Покой как право на импровизацию
- Вы говорили, что вам непременно нужен режиссер. В чем была роль режиссера в работе над Уайльдом?
- Работа режиссера была. И то, что ее не видно, - комплимент режиссеру. Работа режиссера заключается не в постановке эффектных мизансцен, не в навороченных метафорах, приемах, ходах... Главная задача режиссера моноспектакля - в разборе материала, в поиске смысла и в помощи артисту этот смысл донести до зрителей посредством своей игры. Режиссер Олег Дмитриев в "De Profundis..." проделал очень большую работу по композиции, по инсценировке, по обнаружению скрытых смыслов.

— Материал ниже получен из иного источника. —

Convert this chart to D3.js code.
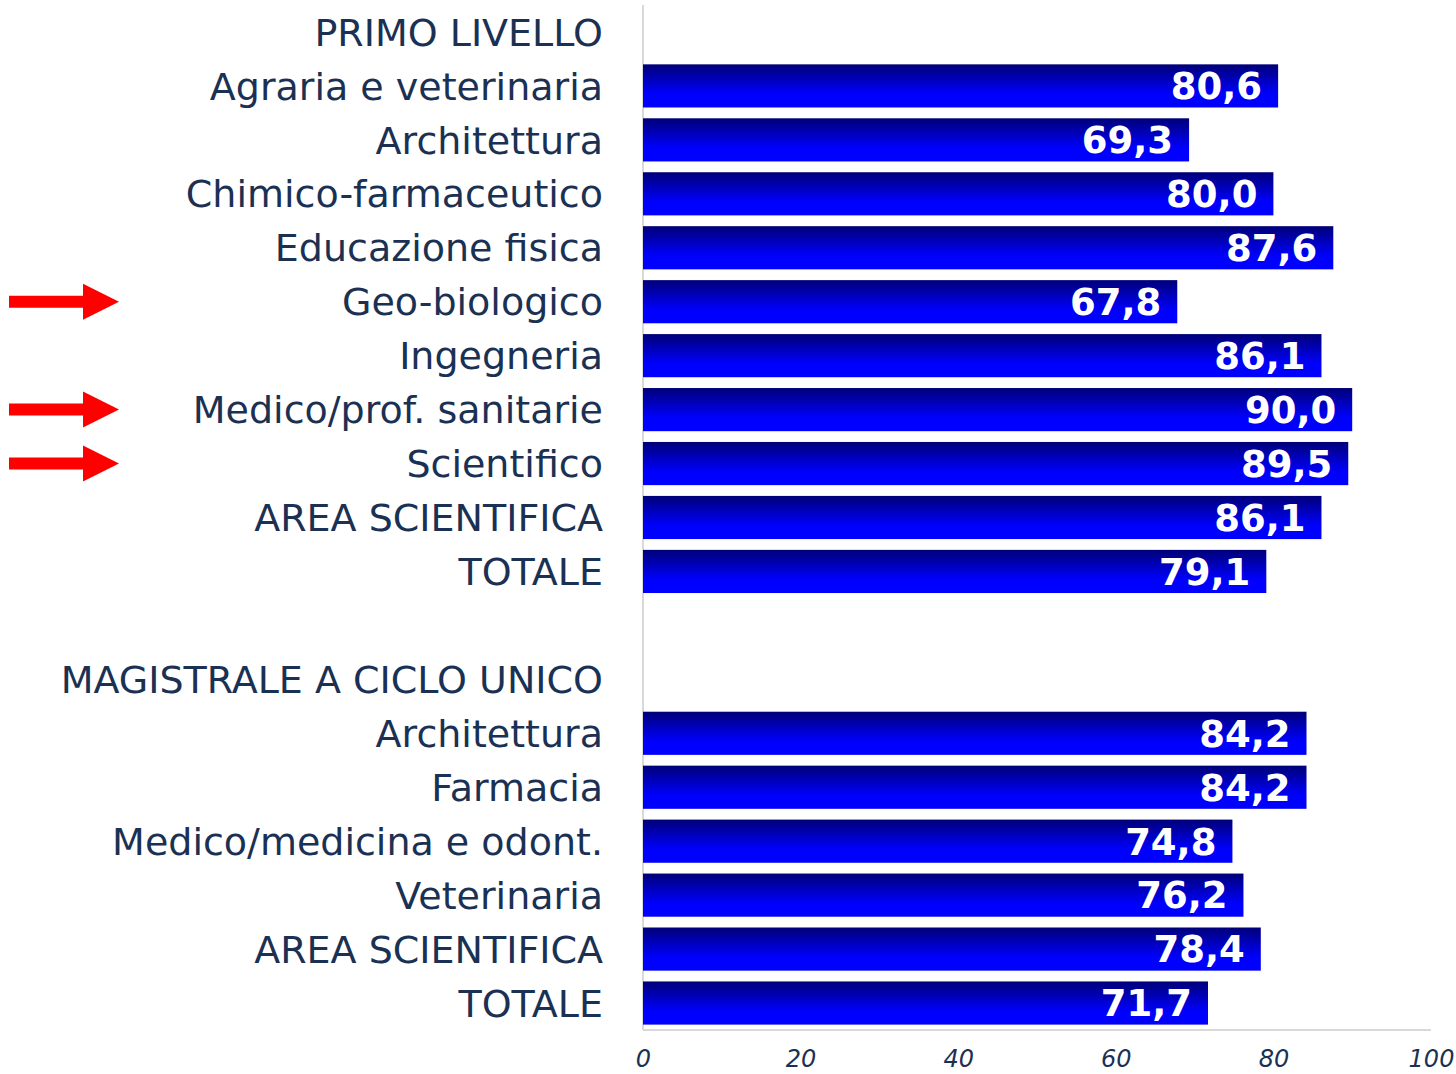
<!DOCTYPE html>
<html>
<head>
<meta charset="utf-8">
<script src="https://cdn.jsdelivr.net/npm/d3@7"></script>
<style>
  body { margin: 0; background: #fff; }
  text { font-family: "DejaVu Sans", sans-serif; }
</style>
</head>
<body>
<svg id="chart" width="1456" height="1074"></svg>
<script>
// rows of the chart, top to bottom (headers and a spacer have no value)
var rowLabels = ["PRIMO LIVELLO", "Agraria e veterinaria", "Architettura", "Chimico-farmaceutico",
    "Educazione fisica", "Geo-biologico", "Ingegneria", "Medico/prof. sanitarie", "Scientifico",
    "AREA SCIENTIFICA", "TOTALE", "", "MAGISTRALE A CICLO UNICO", "Architettura", "Farmacia",
    "Medico/medicina e odont.", "Veterinaria", "AREA SCIENTIFICA", "TOTALE"];
var rowValues = [null, 80.6, 69.3, 80.0, 87.6, 67.8, 86.1, 90.0, 89.5, 86.1, 79.1,
    null, null, 84.2, 84.2, 74.8, 76.2, 78.4, 71.7];
var arrowRows = [5, 7, 8]; // Geo-biologico, Medico/prof. sanitarie, Scientifico
var xTicks = [0, 20, 40, 60, 80, 100];

var svg = d3.select("#chart");
var margin = {top: 5, left: 643, right: 25, bottom: 44};
var width = 1456 - margin.left - margin.right;
var height = 1074 - margin.top - margin.bottom;

var rows = rowLabels.map(function (d, i) { return {i: i, label: d, value: rowValues[i]}; });

var xScale = d3.scaleLinear().domain([0, 100]).range([0, width]);
var yScale = d3.scaleBand().domain(d3.range(rows.length)).range([0, height]).paddingInner(0.2).paddingOuter(0.1);

// vertical gradient of the bars
var grad = svg.append("defs").append("linearGradient")
    .attr("id", "barGrad").attr("x1", 0).attr("y1", 0).attr("x2", 0).attr("y2", 1);
grad.append("stop").attr("offset", "0%").attr("stop-color", "#000078");
grad.append("stop").attr("offset", "70%").attr("stop-color", "#0000ff");
grad.append("stop").attr("offset", "100%").attr("stop-color", "#0000ff");

var g = svg.append("g").attr("transform", "translate(" + margin.left + "," + margin.top + ")");

// axis lines
g.append("line").attr("x1", 0).attr("x2", 0).attr("y1", 0).attr("y2", height)
    .attr("stroke", "#d9d9d9").attr("stroke-width", 2);
g.append("line").attr("x1", 0).attr("x2", width).attr("y1", height).attr("y2", height)
    .attr("stroke", "#d9d9d9").attr("stroke-width", 2);

// x axis tick labels
var xAxis = g.append("g").attr("transform", "translate(0," + height + ")")
    .call(d3.axisBottom(xScale).tickValues(xTicks).tickSize(0).tickPadding(20));
xAxis.select(".domain").remove();
xAxis.selectAll("text")
    .attr("font-family", "DejaVu Sans Condensed, DejaVu Sans, sans-serif")
    .attr("font-size", 24).attr("font-style", "italic").attr("fill", "#1b3153");

var barRows = rows.filter(function (d) { return d.value !== null; });

g.selectAll(".bar").data(barRows).enter().append("rect")
    .attr("class", "bar")
    .attr("x", 0)
    .attr("y", function (d) { return yScale(d.i); })
    .attr("width", function (d) { return xScale(d.value); })
    .attr("height", yScale.bandwidth())
    .attr("fill", "url(#barGrad)");

g.selectAll(".val").data(barRows).enter().append("text")
    .attr("class", "val")
    .attr("x", function (d) { return xScale(d.value) - 16; })
    .attr("y", function (d) { return yScale(d.i) + yScale.bandwidth() / 2; })
    .attr("dy", "0.36em")
    .attr("text-anchor", "end")
    .attr("font-size", 37).attr("font-weight", "bold").attr("fill", "#fff")
    .text(function (d) { return d.value.toFixed(1).replace(".", ","); });

// category labels
g.selectAll(".lab").data(rows).enter().append("text")
    .attr("class", "lab")
    .attr("x", -40)
    .attr("y", function (d) { return yScale(d.i) + yScale.bandwidth() / 2; })
    .attr("dy", "0.36em")
    .attr("text-anchor", "end")
    .attr("font-family", "DejaVu Sans Condensed, DejaVu Sans, sans-serif")
    .attr("font-size", 38).attr("fill", "#1b3153")
    .text(function (d) { return d.label; });

// red arrows
var arrow = d3.line();
svg.selectAll(".arrow").data(arrowRows).enter().append("path")
    .attr("class", "arrow")
    .attr("fill", "#ff0000")
    .attr("d", function (i) {
        var cy = margin.top + yScale(i) + yScale.bandwidth() / 2;
        return arrow([[9, cy - 6], [83, cy - 6], [83, cy - 18], [119, cy], [83, cy + 18],
            [83, cy + 6], [9, cy + 6]]) + "Z";
    });
</script>
</body>
</html>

- У меня сложилось впечатление, что вы сами способны донести необходимый смысл до зрителя, обладая уникальной обособленной актерской природой.
- На актерской природе далеко не уедешь. Ну, продемонстрирую я ее, и что дальше? Вы судите о спектакле, который прошел всего пять раз. Это ненормальная ситуация, когда премьерный спектакль играется раз в месяц. Это наша беда. Если бы за это же время я сыграл "De Profundis..." пятнадцать раз, то спектакль был бы совсем другой. Это тот случай, когда количество переходит в качество. Например, спектакль "Концерт Саши Черного..." мы сейчас играем по два-три раза в месяц. И он живой, несмотря на то что существует уже 17 лет. Я обретаю определенную внутреннюю свободу и покой, что дает мне право на импровизацию. А в любом спектакле необходимо импровизационное самочувствие.
- А вы обращаете внимание на детали? В белой рубашке выходит ваш герой или в черной футболке? Это влияет на ваше ощущение образа героя?
- Вы задаете такой странный вопрос, что я даже теряюсь. Конечно, влияет. У меня совсем другая пластика будет в рубашке, нежели в футболке. И в каждом спектакле у нас очень тщательно прорабатываются костюмы, весь антураж и детали, мелочи. В "Дневнике провинциала..." Ольга Саваренская придумала замечательный белый балахон, который трансформируется и в смирительную рубаху, и в клоунский наряд, и в костюм кафешантанной певички. Моноспектакль - это не чтецкая работа, не концерт, а полноценный спектакль со свойственной атрибутикой: свет, звук, сценография, бутафория, костюмы. Хочешь ты того или не хочешь, в моноспектакле должна быть картинка, некий визуальный ряд. Поэтому мы всегда думаем, в какой среде может развиваться образ героя.
Мечты - прозаические
- Бывают ли у вас такие времена, когда вы готовы согласиться на любую работу в сериале, антрепризе?
- Конечно! Сейчас, например. Мне нужно делать ремонт в квартире, и я жажду любой работы. В любой антрепризе, сериале, в любых выступлениях, за что платят деньги.
- Как вы думаете, почему сейчас нет предложений?
- Понятия не имею. Полосы: бывает хорошая, бывает не очень, а бывает плохая. Сейчас я себя не чувствую востребованным, нужным.
- А раньше чувствовали?
- И раньше не чувствовал. Несмотря на то что работы то густо, то пусто. Бывает, одновременно со съемками двух полнометражных фильмов в театре идут репетиции нового спектакля. А потом наступает, видимо в наказание, другая полоса, когда чувствуешь себя абсолютно никому не нужным и ни на что не годным. Вот сейчас у меня именно такое чувство.
- Вам интереснее стало работать в кино последние пять лет?
- То, что мне предлагают, по большей части мне не интересно. Я играю уркаганов, братков, либо энкавэдэшников, чекистов. Подобные роли я могу играть, мягко говоря, не напрягаясь. Потому что моя лысая башка - уже образ, плюс выученный текст, и вперед, на площадку. Единственный режиссер - Валерий Огородников, который к тому же был моим близким другом, видел меня в иных качествах. К сожалению, у нас получились только два фильма: "Барак" и "Красное небо. Черный снег". Сейчас снялся у Юрия Мамина в трагикомедии "Не думай про белых обезьян". Мой герой - талантливый художник-авангардист со всеми присущими ему слабостями. Но такие роли - редкость, исключение.
- Вам свойственно мечтать?
- Да, наверное. Но у меня мечты прозаические: мне бы ремонт сделать в новой квартире, чтобы там было уютно жить.